■ Nebenkriegsschauplatz: Gutböse Albaner & bösegute Serben
Rebellische Unabhängigkeitskämpfer und ein sich verbissen verteidigender Zentralstaat – das kommt den Spaniern nur allzu bekannt vor. Wenn wundert es da, daß die Legionäre, die Madrid in das Kosovo schickt, ein ganz spezielles Handbuch im Tornister tragen.
Im diesem Lehrwerk für die Verteidigung der westlichen Werte wird zur Vorsicht vor denen gemahnt, die soeben von der Nato ihre Heimat zurückerobert bekamen: den Kosovo-Albanern.
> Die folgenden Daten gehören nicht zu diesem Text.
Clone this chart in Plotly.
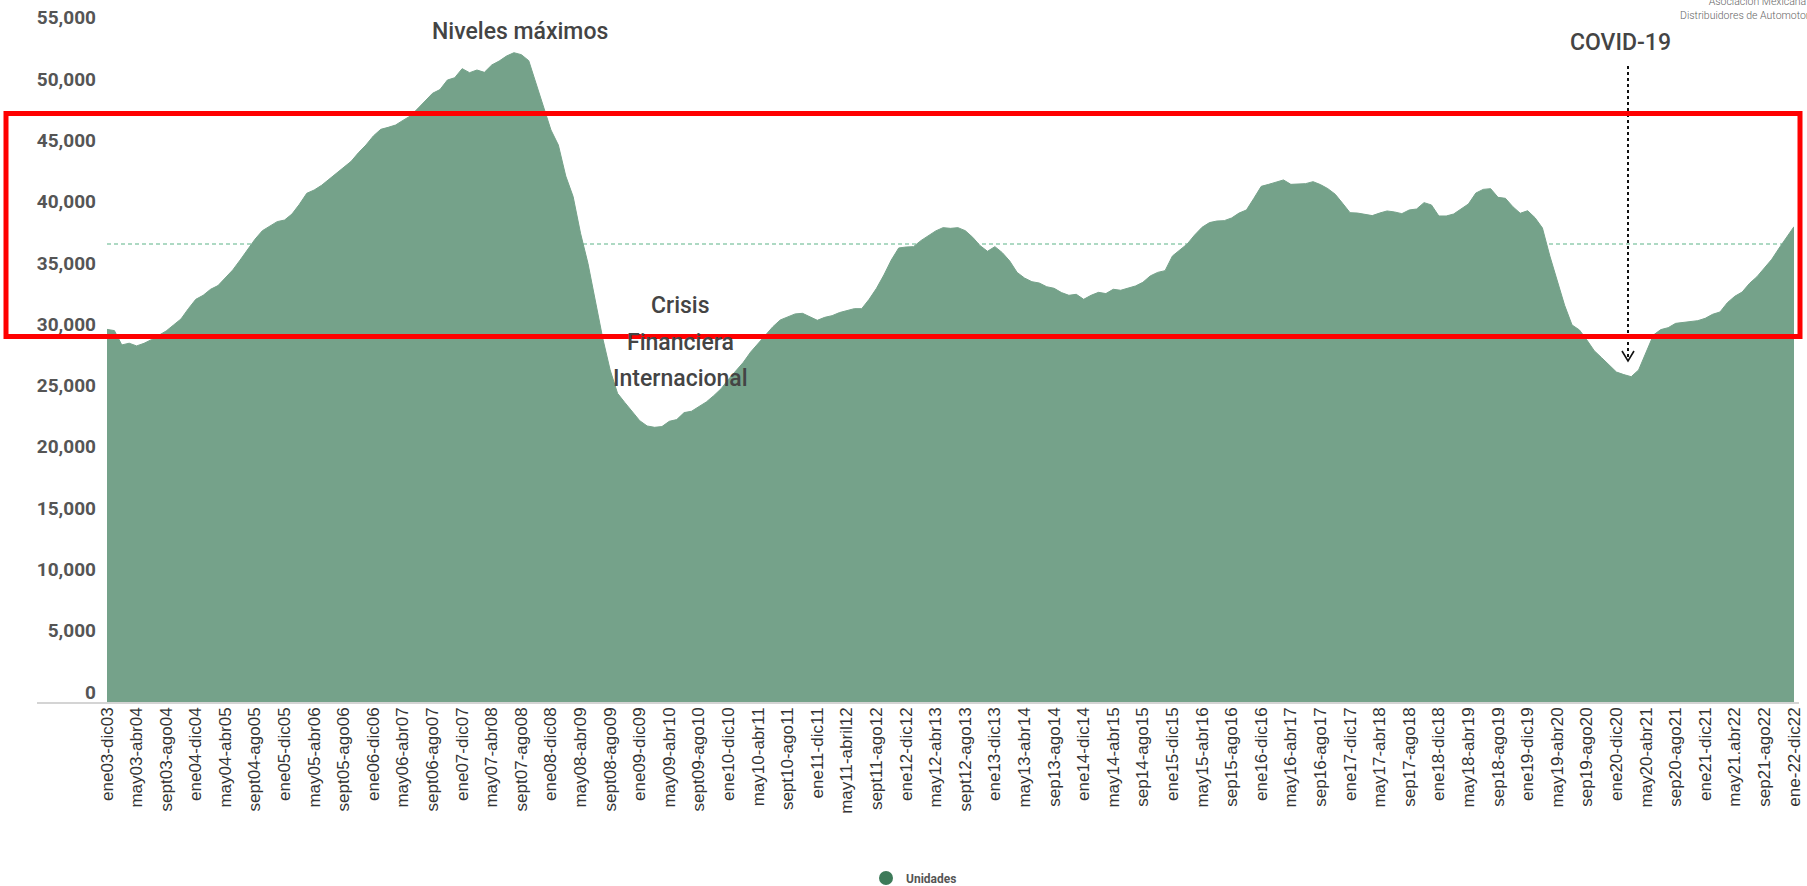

„Rachsüchtig“ und in Clanstrukturen organisiert seien die. Und diese Clans „sind oft unter sich zerstritten, was zu Auseinandersetzungen und Racheakten führt, die manchmal gar blutig enden“. Wer wie die Albaner das „Leiden gelernt“ habe und „einer traditionellen Mentalität“ verhaftet sei, liebt die Autorität nicht, „egal ob sie albanisch oder ausländisch“ ist.
Die UÇK, in der Theorie eine verbündete Organisation der Nato, wird im Handbuch ganz einfach zu einer „terroristischen Organisation“, als ob der Autor mit den Gedanken im Baskenland und bei ETA gewesen wäre.
Wer hält in so einer verfahrenen Situation die positiven, westlich militärischen Werte hoch? Selbstverständlich die Serben! Sie sind, wie die Bräutigame des Todes – so nennen sich Spaniens Legionäre gerne selbst –, „harte, motivierte, sehr disziplinierte Kämpfer“.
Und was der spanischen Armeeführung besonders gefällt: „Wie alle Slawen sind sie sehr respektvoll gegenüber der Macht“ und – man staunt nach fast zehn Jahren Krieg auf dem Balkan – „wenig konfliktiv“. Stolz auf „Rasse und Nation“ (wie die Legion unter Franco auch), sind sie „sehr nationalistisch und diskriminieren andere Rassen“. Ein „Komplex der Überlegenheit“, den der gemeine Legionär nicht unsympathisch finden dürfte.
Wer daran zweifelt, der frage die Soldaten aus dem nordspanischen Katalonien. „Polen“ werden die Rekruten aus der Region rund um Barcelona bis heute wegen ihrer eigenen Sprache in Spaniens Kasernen genannt. Und der Name des Schiffes, das die spanischen Truppen in die Krisenregion bringt, ist ebenfalls aufschlußreich. „Hernán Cortés“ heißt es, nach einem der blutigsten Feldherren bei der sogenannten Entdeckung Lateinamerikas.